I certainly understand how she feels. But I don't think that it is just us...I think it is a realization that we want something for them akin to what we hadif it was good, and better than we had if it was not. However, we do not necessarily trust that we have been good enough stewards of what was entrusted to us.
For instance, she noted that when she turned 18 years old, she was so proud that she was finally able to vote, that she looked at as an event rivaling getting her driver's license. She even noted the family friend who had instilled the importance of voting in her. She worries that this next generation is missing the point entirely. In my opinion, it is probably because they are too worried about what image they are projecting, how much Coach they own, and what they will be doing this weekend. This is not good.
As for me, I have legacy reminders that pop up in just about everything I do. I can still crochet because Karen Daniel's grandmother taught me to do it when I was 10. I have gardenias in my yard and violets in my home because my grandmother did.

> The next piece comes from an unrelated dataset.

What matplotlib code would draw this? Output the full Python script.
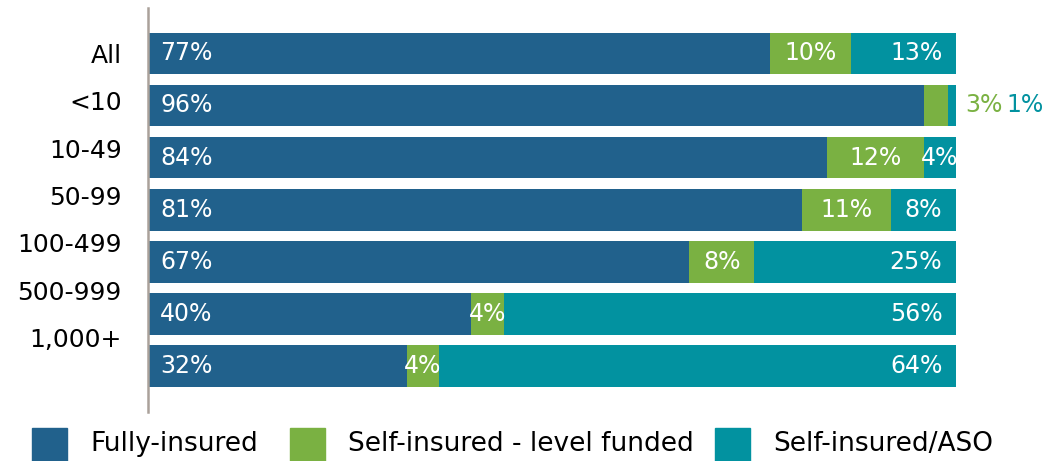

I originally went to Wesleyan College because my mother, grandmother, and great-aunt attended there before me, and because Sally Mallory made me come with her on a college visit. But my legacy to Wesleyan didn't stop there...my great-great-great grandfather was the first President of the college. His daughter (my great-great-great aunt), was one of the founders of Alpha Delta Pi sorority. ADPi as it is commonly known...was the first sorority EVER. Phi Mu (the second sorority) was also founded at Wesleyan College...so I always felt a connection with that as well.
I have also seen certain things skip a generation. My mother and my daughter are incredibly alike in the areas that she is not like her Dad, much like I was a lot like my grandmother. I am sandwiched in between two beautiful women and am proud to be the link between them.
So, as we wonder what part of us the girls are going to take forward, here's hoping that it will be a legacy of love, faith, strength, patriotism, purpose, appreciation, mercy, and forgiveness. Sounds like a tall order, but we do have incredible girls. Incredible girls that are bounding toward womanhood at warp speed. And while it doesn't look like it right now, I believe that they are taking pieces of us along with them on their journey. I mean, we have certainly tried to be good mothers. We've had 19 years of trying to "pledge" them into the sorority of womanhood. Hopefully, they will bring our granddaughters into the fold with what we have tried to pass along. I mean, after all, they ARE legacies! Later!